I am working on a natural language application. Here, it is natural to have variables range over small enumerated sets of constants, e.g. lexical categories {noun, verb,preposition,...}, features such as number (range over {singular, plural}), person (range over {first,second,third}).
Is there some way I can get the ability to declare that certain variables range over such (finite, enumerated) set of atoms, besides encoding them arbitrarily into 1..n (for some n)?
This seem a very natural ask, I suspect something is out there to support this. (OTOH, it should not be too hard to build this up on attributed variables … basically CLP(FD) without integers :-)…)
I once used the code for Attributed Variables in the documentation to do finite domain over a set of atoms. Unfortunately, I don’t have the code now; and in the end I worked out a different way of solving the problem, using iteration to a fixed point … finite domain constraints can be difficult to debug when the constraints fail.
Yes, this is pretty simple. The attribute contains the set of admissible values. The unification hook succeeds if a concrete value is member of the set, fails if not. If two such variables are unified you compute the intersection. If empty, fail, if one element, choose the element and otherwise set the new set.

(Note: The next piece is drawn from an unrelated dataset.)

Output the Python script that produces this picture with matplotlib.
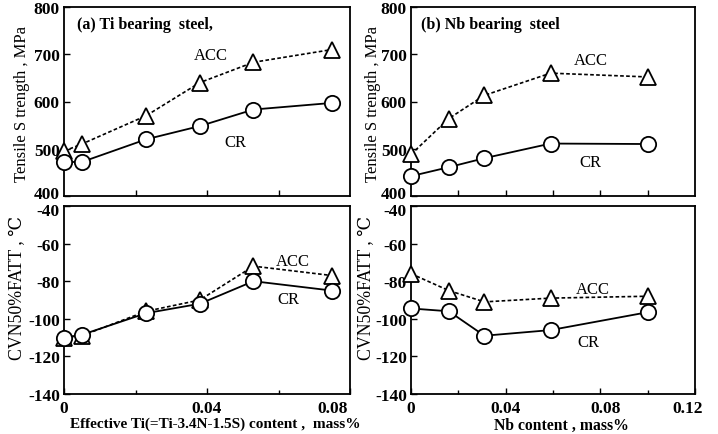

Whether it is overall a good idea is hard to say. Constraints are pretty expensive, though it seems SWI-Prolog is doing something wrong here are several Prolog systems do a better (=faster) job. But, sometimes there are other ways to get to the same result, for example using dynamic reordering of goals. If you go this way, some metrics can determine the proper set representation. Options are a list, ordered set, hash table, AVL tree, but also a bitmap. The latter can be interesting if the total set of concrete values is small.